→ What this task involves: Narrow the data below down to the lines containing "with".

═══ Given material

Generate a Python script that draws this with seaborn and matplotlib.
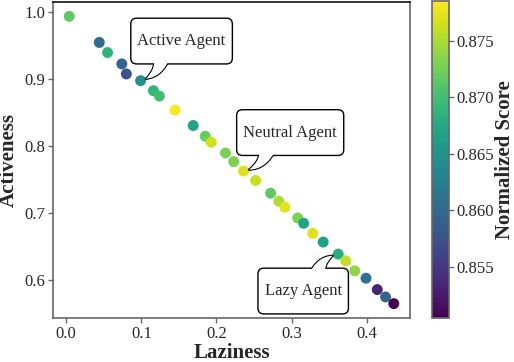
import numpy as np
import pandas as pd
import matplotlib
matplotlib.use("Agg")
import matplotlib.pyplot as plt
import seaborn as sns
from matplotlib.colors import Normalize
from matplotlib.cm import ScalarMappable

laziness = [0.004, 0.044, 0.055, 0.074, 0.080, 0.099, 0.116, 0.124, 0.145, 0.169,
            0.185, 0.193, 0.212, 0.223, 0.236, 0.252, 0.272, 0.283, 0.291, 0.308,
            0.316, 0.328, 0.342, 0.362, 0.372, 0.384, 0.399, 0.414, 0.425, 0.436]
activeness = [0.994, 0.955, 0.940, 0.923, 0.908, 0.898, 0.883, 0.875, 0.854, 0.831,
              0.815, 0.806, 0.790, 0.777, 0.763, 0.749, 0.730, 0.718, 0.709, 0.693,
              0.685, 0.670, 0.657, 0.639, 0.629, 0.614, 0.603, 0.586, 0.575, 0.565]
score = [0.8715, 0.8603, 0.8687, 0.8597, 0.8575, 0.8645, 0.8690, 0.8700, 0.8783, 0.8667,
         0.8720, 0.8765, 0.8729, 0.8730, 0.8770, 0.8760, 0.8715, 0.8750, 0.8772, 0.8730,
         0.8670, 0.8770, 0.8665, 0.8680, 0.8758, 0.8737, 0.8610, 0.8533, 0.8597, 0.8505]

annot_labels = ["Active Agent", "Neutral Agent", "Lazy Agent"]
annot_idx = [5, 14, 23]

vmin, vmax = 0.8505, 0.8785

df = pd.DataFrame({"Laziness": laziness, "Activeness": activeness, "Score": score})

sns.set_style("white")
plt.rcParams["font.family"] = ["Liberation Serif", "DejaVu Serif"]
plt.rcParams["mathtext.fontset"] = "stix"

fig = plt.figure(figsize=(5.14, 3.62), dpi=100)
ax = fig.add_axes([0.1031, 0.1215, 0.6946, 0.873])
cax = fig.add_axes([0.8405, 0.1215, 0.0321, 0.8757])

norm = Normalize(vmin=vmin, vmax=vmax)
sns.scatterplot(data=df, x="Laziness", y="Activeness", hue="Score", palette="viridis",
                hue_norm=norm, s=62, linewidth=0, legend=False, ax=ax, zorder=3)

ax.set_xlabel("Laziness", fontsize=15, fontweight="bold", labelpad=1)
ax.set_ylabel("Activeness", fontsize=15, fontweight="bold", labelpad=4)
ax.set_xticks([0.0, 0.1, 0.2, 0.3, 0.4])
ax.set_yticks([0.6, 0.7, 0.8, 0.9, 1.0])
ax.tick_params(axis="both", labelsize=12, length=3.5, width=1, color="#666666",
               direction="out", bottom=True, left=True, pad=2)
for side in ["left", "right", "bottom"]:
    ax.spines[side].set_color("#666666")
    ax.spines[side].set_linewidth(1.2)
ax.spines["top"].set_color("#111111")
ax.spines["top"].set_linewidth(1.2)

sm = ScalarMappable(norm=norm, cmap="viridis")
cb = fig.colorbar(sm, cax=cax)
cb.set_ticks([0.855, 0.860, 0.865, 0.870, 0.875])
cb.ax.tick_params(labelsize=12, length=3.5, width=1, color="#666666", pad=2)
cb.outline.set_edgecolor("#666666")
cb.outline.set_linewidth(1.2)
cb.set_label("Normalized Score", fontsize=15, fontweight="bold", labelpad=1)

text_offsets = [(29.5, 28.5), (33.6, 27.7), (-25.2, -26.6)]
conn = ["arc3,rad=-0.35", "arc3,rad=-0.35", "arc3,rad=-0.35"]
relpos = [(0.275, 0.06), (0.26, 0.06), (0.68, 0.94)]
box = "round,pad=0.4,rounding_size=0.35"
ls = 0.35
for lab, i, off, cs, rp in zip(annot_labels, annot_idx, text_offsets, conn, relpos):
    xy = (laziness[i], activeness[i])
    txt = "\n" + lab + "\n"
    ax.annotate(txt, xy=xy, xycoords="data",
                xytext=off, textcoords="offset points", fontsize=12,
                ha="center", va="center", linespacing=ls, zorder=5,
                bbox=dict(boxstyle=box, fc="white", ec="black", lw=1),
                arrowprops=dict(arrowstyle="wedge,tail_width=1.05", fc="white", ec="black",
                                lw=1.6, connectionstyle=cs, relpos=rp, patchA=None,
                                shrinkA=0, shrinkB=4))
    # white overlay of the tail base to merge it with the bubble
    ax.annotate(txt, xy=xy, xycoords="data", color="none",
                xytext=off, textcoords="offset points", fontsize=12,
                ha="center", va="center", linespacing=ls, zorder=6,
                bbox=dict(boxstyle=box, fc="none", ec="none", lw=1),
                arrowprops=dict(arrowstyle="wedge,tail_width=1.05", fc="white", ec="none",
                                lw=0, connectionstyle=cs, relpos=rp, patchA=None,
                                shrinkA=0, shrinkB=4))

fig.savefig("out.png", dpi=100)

══════

→ Answer to the task:
Generate a Python script that draws this with seaborn and matplotlib.
    # white overlay of the tail base to merge it with the bubble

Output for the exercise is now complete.